On Saturday, there were 68 trained site leaders looking out over the oceans for whales. In the past, more than several hundred volunteers showed up across the islands.
This is the third year that both counts are coordinated on the same days, ensuring the data from all the main Hawaiian Islands are collected simultaneously.
On Maui, Great Whale Count site leaders collected data from 12 sites during 15-minute intervals between 8:30 a.m. and 11:50 a.m. Saturday. A total of 71 whale sightings were tallied during the 10:30 to 10:45 a.m. time period, the most of any time period throughout the day’s count.
On the Hawaii island, Oahu, and Kauai, Ocean Count site leaders collected data from 31 sites; a total of 125 whale sightings were recorded during the 9 to 9:15 a.m. time period, the most of any time period throughout the day’s count.
Both counts take place three times during peak whale season annually on the last Saturday of January, February and March.

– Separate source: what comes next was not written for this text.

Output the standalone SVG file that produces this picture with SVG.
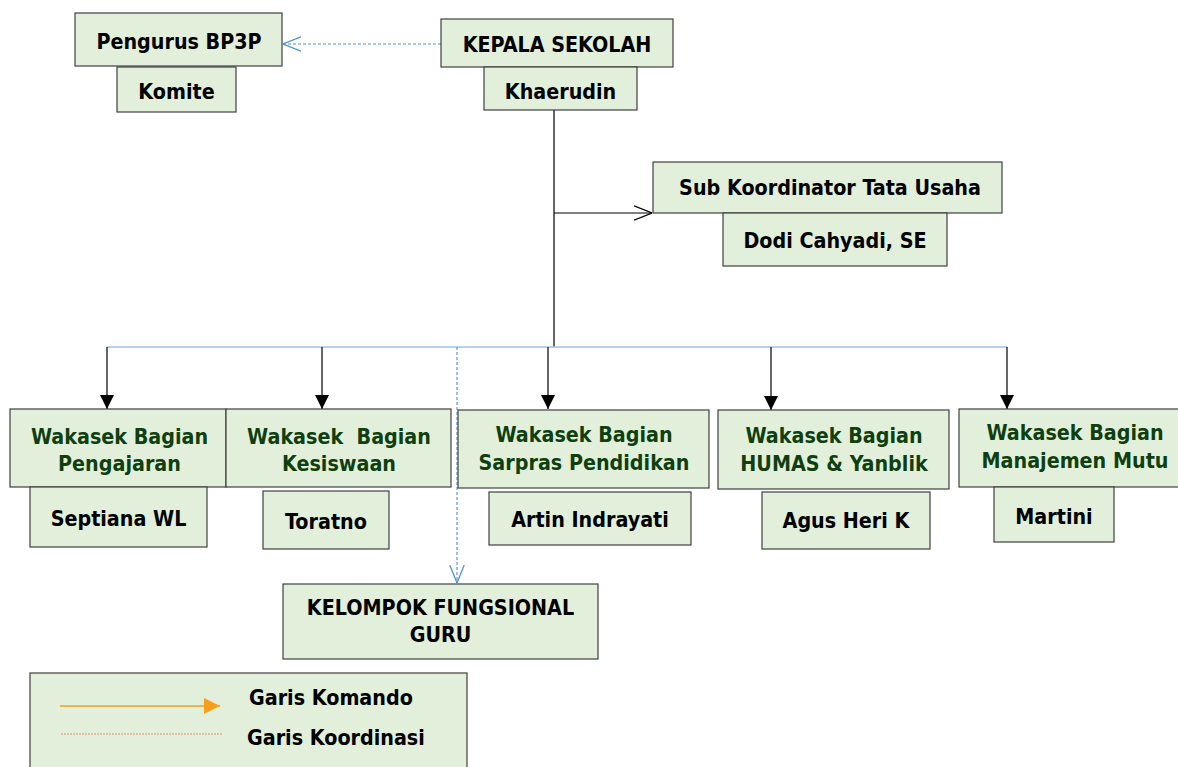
<svg xmlns="http://www.w3.org/2000/svg" width="1178" height="767" viewBox="0 0 1178 767">
<style>
.box{fill:#e2efda;stroke:#404040;stroke-width:1.2}
.t{font-family:"DejaVu Sans Condensed","DejaVu Sans",Verdana,sans-serif;font-stretch:condensed;font-weight:bold;font-size:21.3px;fill:#000;text-anchor:middle}
.g{fill:#0f3f0f}
.cmd{stroke:#000;stroke-width:1.2;fill:none}
.crd{stroke:#4a8fd6;stroke-width:1.1;stroke-dasharray:3,2;fill:none}
</style>
<defs>
<marker id="tri" viewBox="0 0 10 10" refX="10" refY="5" markerWidth="14" markerHeight="14" markerUnits="userSpaceOnUse" orient="auto"><path d="M0,0L10,5L0,10z" fill="#000"/></marker>
<marker id="openB" viewBox="0 0 10 10" refX="10" refY="5" markerWidth="18" markerHeight="18" markerUnits="userSpaceOnUse" orient="auto"><path d="M0,1L10,5L0,9" fill="none" stroke="#000" stroke-width="0.7"/></marker>
<marker id="openBlue" viewBox="0 0 10 10" refX="10" refY="5" markerWidth="18" markerHeight="18" markerUnits="userSpaceOnUse" orient="auto"><path d="M0,1L10,5L0,9" fill="none" stroke="#4a8fd6" stroke-width="0.7"/></marker>
<marker id="orange" viewBox="0 0 10 10" refX="10" refY="5" markerWidth="16" markerHeight="16" markerUnits="userSpaceOnUse" orient="auto"><path d="M0,0L10,5L0,10z" fill="#f5a01a"/></marker>
</defs>
<rect width="1178" height="767" fill="#fff"/>

<g id="connectors">
<path class="crd" d="M441,44H283" marker-end="url(#openBlue)"/>
<path class="cmd" d="M554,110V347"/>
<path class="cmd" d="M554,213H652" marker-end="url(#openB)"/>
<path d="M107,347H1007" stroke="#9dc3e6" stroke-width="1.3" fill="none"/>
<path class="cmd" d="M107,347V409" marker-end="url(#tri)"/>
<path class="cmd" d="M322,347V409" marker-end="url(#tri)"/>
<path class="cmd" d="M548,347V409" marker-end="url(#tri)"/>
<path class="cmd" d="M771,347V410" marker-end="url(#tri)"/>
<path class="cmd" d="M1007,347V409" marker-end="url(#tri)"/>
<path class="crd" d="M457,347V583" marker-end="url(#openBlue)"/>
</g>

<g id="pengurus"><rect class="box" x="75" y="13" width="207" height="53"/><text class="t" x="179" y="49">Pengurus BP3P</text></g>
<g id="komite"><rect class="box" x="117" y="67" width="119" height="45"/><text class="t" x="176.5" y="99">Komite</text></g>
<g id="kepala"><rect class="box" x="441" y="19" width="232" height="48"/><text class="t" x="557" y="52">KEPALA SEKOLAH</text></g>
<g id="khaerudin"><rect class="box" x="484" y="67" width="153" height="43"/><text class="t" x="560.5" y="99">Khaerudin</text></g>
<g id="subkoor"><rect class="box" x="653" y="162" width="349" height="51"/><text class="t" x="830" y="195">Sub Koordinator Tata Usaha</text></g>
<g id="dodi"><rect class="box" x="723" y="213" width="224" height="53"/><text class="t" x="835" y="248">Dodi Cahyadi, SE</text></g>

<g id="pengajaran"><rect class="box" x="10" y="409" width="216" height="78"/><text class="t g" x="119.5" y="444">Wakasek Bagian</text><text class="t g" x="119.5" y="471">Pengajaran</text></g>
<g id="septiana"><rect class="box" x="30" y="487" width="177" height="60"/><text class="t" x="118.5" y="526">Septiana WL</text></g>
<g id="kesiswaan"><rect class="box" x="226" y="409" width="225" height="78"/><text class="t g" x="339" y="444" xml:space="preserve">Wakasek  Bagian</text><text class="t g" x="339" y="471">Kesiswaan</text></g>
<g id="toratno"><rect class="box" x="263" y="491" width="126" height="58"/><text class="t" x="326" y="529">Toratno</text></g>
<g id="sarpras"><rect class="box" x="458" y="410" width="251" height="78"/><text class="t g" x="584" y="442">Wakasek Bagian</text><text class="t g" x="584" y="470">Sarpras Pendidikan</text></g>
<g id="artin"><rect class="box" x="489" y="492" width="202" height="53"/><text class="t" x="590" y="527">Artin Indrayati</text></g>
<g id="humas"><rect class="box" x="718" y="410" width="231" height="79"/><text class="t g" x="834" y="443">Wakasek Bagian</text><text class="t g" x="834" y="471">HUMAS &amp; Yanblik</text></g>
<g id="agus"><rect class="box" x="762" y="492" width="168" height="57"/><text class="t" x="846" y="528">Agus Heri K</text></g>
<g id="mutu"><rect class="box" x="959" y="409" width="232" height="78"/><text class="t g" x="1075" y="440">Wakasek Bagian</text><text class="t g" x="1075" y="468">Manajemen Mutu</text></g>
<g id="martini"><rect class="box" x="994" y="487" width="120" height="55"/><text class="t" x="1054" y="524">Martini</text></g>
<g id="kelompok"><rect class="box" x="283" y="584" width="315" height="75"/><text class="t" x="440.5" y="615">KELOMPOK FUNGSIONAL</text><text class="t" x="440.5" y="642">GURU</text></g>

<g id="legend">
<rect class="box" x="30" y="673" width="437" height="100"/>
<path d="M60,706H220" stroke="#f5a01a" stroke-width="1.5" marker-end="url(#orange)"/>
<path d="M61,734H222" stroke="#f08c6a" stroke-width="1" stroke-dasharray="2,1"/>
<text class="t" x="249" y="705" style="text-anchor:start">Garis Komando</text>
<text class="t" x="247" y="745" style="text-anchor:start">Garis Koordinasi</text>
</g>
</svg>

Preliminary data detailing Sanctuary Ocean Count whale sightings by site location are available at: oceancount.org/resources/. Additional information is available on the sanctuary’s website at hawaiihumpbackwhale.noaa.gov.
Pacific Whale Foundation’s Great Whale Count data may be found at pacificwhale.org/research/community-science/ with additional information at mauiwhalefestival.org.